Records provided →
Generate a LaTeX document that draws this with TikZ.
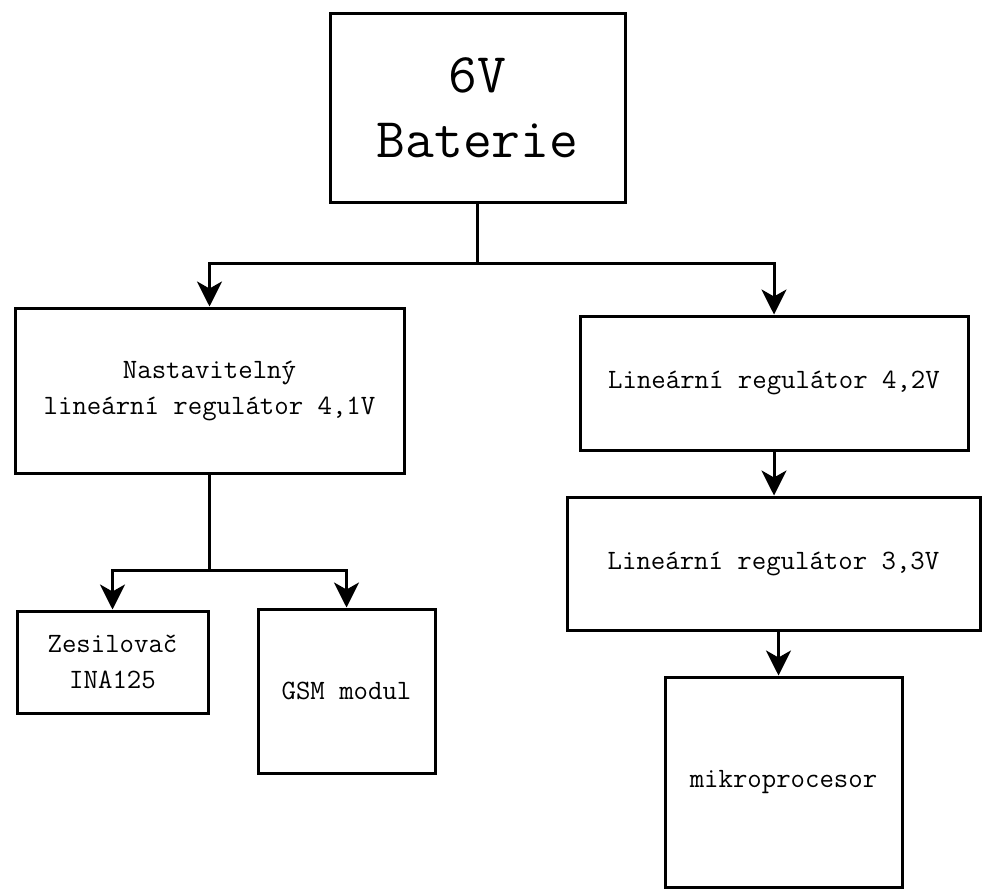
\documentclass[tikz,border=0pt]{standalone}
\usepackage{fontspec}
\usepackage{tikz}
\usetikzlibrary{arrows.meta,calc}

\begin{document}
\begin{tikzpicture}[x=1pt, y=-1pt,
    blok/.style={draw, line width=3pt, inner sep=0pt, align=center,
      font=\fontsize{28}{36}\selectfont\ttfamily},
    sipka/.style={line width=3pt, -{Stealth[length=25pt, width=25pt, inset=7pt]}}]
  % Fix the page size
  \useasboundingbox (0,0) rectangle (983,889);

  % Draw the battery
  \node[blok, minimum width=295pt, minimum height=189pt,
    font=\fontsize{56}{65}\selectfont\ttfamily] (bat) at (477.5,107.5) {6V\\Baterie};

  % Draw the regulators
  \node[blok, minimum width=389pt, minimum height=165pt] (reg41) at (209.5,390.5)
    {Nastavitelný\\lineární regulátor 4,1V};
  \node[blok, minimum width=388pt, minimum height=134pt] (reg42) at (774,383)
    {Lineární regulátor 4,2V};
  \node[blok, minimum width=413pt, minimum height=133pt] (reg33) at (773.5,563.5)
    {Lineární regulátor 3,3V};

  % Draw the loads
  \node[blok, minimum width=191pt, minimum height=102pt] (zes) at (112.5,662)
    {Zesilovač\\INA125};
  \node[blok, minimum width=177pt, minimum height=164pt] (gsm) at (346.5,691)
    {GSM modul};
  \node[blok, minimum width=237pt, minimum height=210pt] (mcu) at (783.5,782)
    {mikroprocesor};

  % Draw the branch from the battery
  \coordinate (rozb1) at (477.5,263);
  \draw[line width=3pt] (bat.south) -- (rozb1);
  \draw[sipka] (rozb1) -| (reg41.north);
  \draw[sipka] (rozb1) -| (reg42.north);

  % Draw the chain on the right
  \draw[sipka] (reg42.south) -- (reg42.south |- reg33.north);
  \draw[sipka] ([xshift=-5pt]mcu.north |- reg33.south) -- ([xshift=-5pt]mcu.north);

  % Draw the branch from the adjustable regulator
  \coordinate (rozb2) at (209.5,570);
  \draw[line width=3pt] (reg41.south) -- (rozb2);
  \draw[sipka] (rozb2) -| (zes.north);
  \draw[sipka] (rozb2) -| (gsm.north);
\end{tikzpicture}
\end{document}
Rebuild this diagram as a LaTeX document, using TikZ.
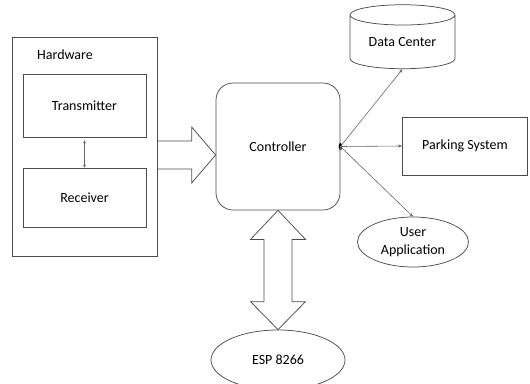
\documentclass[tikz,border=0pt]{standalone}
\usepackage{fontspec}
\setmainfont{Carlito}
\usepackage{tikz}
\usetikzlibrary{arrows.meta, shapes.geometric, calc}

\begin{document}
\begin{tikzpicture}[x=1pt, y=-1pt, font=\fontsize{14}{18}\selectfont]
\tikzstyle{block}=[draw=black!70, line width=0.75pt, inner sep=0pt]
\tikzstyle{conn}=[draw=black!60, line width=0.6pt, -{Stealth[length=4pt, width=3pt]}]
\clip (0,0)--(530,0)--(530,383)--(0,383)--cycle;

\node[block, rectangle, minimum width=145, minimum height=219] (hw) at (84.5,146.5) {};
\node (hwname) at (65,55) {Hardware};
\node[block, rectangle, minimum width=123, minimum height=63] (tx) at (84.5,105.5) {Transmitter};
\node[block, rectangle, minimum width=123, minimum height=59] (rx) at (84.5,197.5) {Receiver};
\node[block, rectangle, rounded corners=17pt, minimum width=124, minimum height=127] (ctrl) at (278,146.5) {Controller};
\node[block, cylinder, shape border rotate=90, aspect=0.3, minimum height=64, minimum width=105] (dc) at (402.5,42) {Data Center};
\node[block, rectangle, minimum width=125, minimum height=58] (ps) at (465,146) {Parking System};
\node[block, ellipse, minimum width=111, minimum height=50, align=center] (ua) at (413,242) {User\\Application};
\node[block, ellipse, minimum width=134, minimum height=60] (esp) at (278,360) {ESP 8266};
\node[fill, ellipse, minimum width=3.5, minimum height=7, inner sep=0pt] (hub) at (ctrl.east) {};

\path[conn]
(ctrl.east) edge (dc.south)
            edge (ps.west)
            edge (ua.north);
\draw[draw=black!60, line width=0.5pt, {Stealth[length=3pt, width=3pt]}-{Stealth[length=3pt, width=3pt]}] ($(tx.south)+(0,3)$) -- (rx.north);

\coordinate (ain) at ($(hw.east)+(0,8.5)$);
\coordinate (aout) at (ctrl.west |- ain);
\draw[block] ($(ain)+(0,-14)$) -- ($(aout)+(-24,-14)$) -- ($(aout)+(-24,-28)$) -- (aout)
  -- ($(aout)+(-24,28)$) -- ($(aout)+(-24,14)$) -- ($(ain)+(0,14)$);

\draw[block] (ctrl.south) -- ($(ctrl.south)+(27.5,29)$) -- ($(ctrl.south)+(14,29)$)
  -- ($(esp.north)+(14,-28)$) -- ($(esp.north)+(27.5,-28)$) -- (esp.north)
  -- ($(esp.north)+(-27.5,-28)$) -- ($(esp.north)+(-14,-28)$)
  -- ($(ctrl.south)+(-14,29)$) -- ($(ctrl.south)+(-27.5,29)$) -- cycle;

\end{tikzpicture}
\end{document}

Written instruction → Transcribe every entry word for word, but omit the pictures.

Correct output →
Generate a LaTeX document that draws this with TikZ.
\documentclass[tikz,border=0pt]{standalone}
\usepackage{fontspec}
\usepackage{tikz}
\usetikzlibrary{arrows.meta,calc}

\begin{document}
\begin{tikzpicture}[x=1pt, y=-1pt,
    blok/.style={draw, line width=3pt, inner sep=0pt, align=center,
      font=\fontsize{28}{36}\selectfont\ttfamily},
    sipka/.style={line width=3pt, -{Stealth[length=25pt, width=25pt, inset=7pt]}}]
  % Fix the page size
  \useasboundingbox (0,0) rectangle (983,889);

  % Draw the battery
  \node[blok, minimum width=295pt, minimum height=189pt,
    font=\fontsize{56}{65}\selectfont\ttfamily] (bat) at (477.5,107.5) {6V\\Baterie};

  % Draw the regulators
  \node[blok, minimum width=389pt, minimum height=165pt] (reg41) at (209.5,390.5)
    {Nastavitelný\\lineární regulátor 4,1V};
  \node[blok, minimum width=388pt, minimum height=134pt] (reg42) at (774,383)
    {Lineární regulátor 4,2V};
  \node[blok, minimum width=413pt, minimum height=133pt] (reg33) at (773.5,563.5)
    {Lineární regulátor 3,3V};

  % Draw the loads
  \node[blok, minimum width=191pt, minimum height=102pt] (zes) at (112.5,662)
    {Zesilovač\\INA125};
  \node[blok, minimum width=177pt, minimum height=164pt] (gsm) at (346.5,691)
    {GSM modul};
  \node[blok, minimum width=237pt, minimum height=210pt] (mcu) at (783.5,782)
    {mikroprocesor};

  % Draw the branch from the battery
  \coordinate (rozb1) at (477.5,263);
  \draw[line width=3pt] (bat.south) -- (rozb1);
  \draw[sipka] (rozb1) -| (reg41.north);
  \draw[sipka] (rozb1) -| (reg42.north);

  % Draw the chain on the right
  \draw[sipka] (reg42.south) -- (reg42.south |- reg33.north);
  \draw[sipka] ([xshift=-5pt]mcu.north |- reg33.south) -- ([xshift=-5pt]mcu.north);

  % Draw the branch from the adjustable regulator
  \coordinate (rozb2) at (209.5,570);
  \draw[line width=3pt] (reg41.south) -- (rozb2);
  \draw[sipka] (rozb2) -| (zes.north);
  \draw[sipka] (rozb2) -| (gsm.north);
\end{tikzpicture}
\end{document}
Rebuild this diagram as a LaTeX document, using TikZ.
\documentclass[tikz,border=0pt]{standalone}
\usepackage{fontspec}
\setmainfont{Carlito}
\usepackage{tikz}
\usetikzlibrary{arrows.meta, shapes.geometric, calc}

\begin{document}
\begin{tikzpicture}[x=1pt, y=-1pt, font=\fontsize{14}{18}\selectfont]
\tikzstyle{block}=[draw=black!70, line width=0.75pt, inner sep=0pt]
\tikzstyle{conn}=[draw=black!60, line width=0.6pt, -{Stealth[length=4pt, width=3pt]}]
\clip (0,0)--(530,0)--(530,383)--(0,383)--cycle;

\node[block, rectangle, minimum width=145, minimum height=219] (hw) at (84.5,146.5) {};
\node (hwname) at (65,55) {Hardware};
\node[block, rectangle, minimum width=123, minimum height=63] (tx) at (84.5,105.5) {Transmitter};
\node[block, rectangle, minimum width=123, minimum height=59] (rx) at (84.5,197.5) {Receiver};
\node[block, rectangle, rounded corners=17pt, minimum width=124, minimum height=127] (ctrl) at (278,146.5) {Controller};
\node[block, cylinder, shape border rotate=90, aspect=0.3, minimum height=64, minimum width=105] (dc) at (402.5,42) {Data Center};
\node[block, rectangle, minimum width=125, minimum height=58] (ps) at (465,146) {Parking System};
\node[block, ellipse, minimum width=111, minimum height=50, align=center] (ua) at (413,242) {User\\Application};
\node[block, ellipse, minimum width=134, minimum height=60] (esp) at (278,360) {ESP 8266};
\node[fill, ellipse, minimum width=3.5, minimum height=7, inner sep=0pt] (hub) at (ctrl.east) {};

\path[conn]
(ctrl.east) edge (dc.south)
            edge (ps.west)
            edge (ua.north);
\draw[draw=black!60, line width=0.5pt, {Stealth[length=3pt, width=3pt]}-{Stealth[length=3pt, width=3pt]}] ($(tx.south)+(0,3)$) -- (rx.north);

\coordinate (ain) at ($(hw.east)+(0,8.5)$);
\coordinate (aout) at (ctrl.west |- ain);
\draw[block] ($(ain)+(0,-14)$) -- ($(aout)+(-24,-14)$) -- ($(aout)+(-24,-28)$) -- (aout)
  -- ($(aout)+(-24,28)$) -- ($(aout)+(-24,14)$) -- ($(ain)+(0,14)$);

\draw[block] (ctrl.south) -- ($(ctrl.south)+(27.5,29)$) -- ($(ctrl.south)+(14,29)$)
  -- ($(esp.north)+(14,-28)$) -- ($(esp.north)+(27.5,-28)$) -- (esp.north)
  -- ($(esp.north)+(-27.5,-28)$) -- ($(esp.north)+(-14,-28)$)
  -- ($(ctrl.south)+(-14,29)$) -- ($(ctrl.south)+(-27.5,29)$) -- cycle;

\end{tikzpicture}
\end{document}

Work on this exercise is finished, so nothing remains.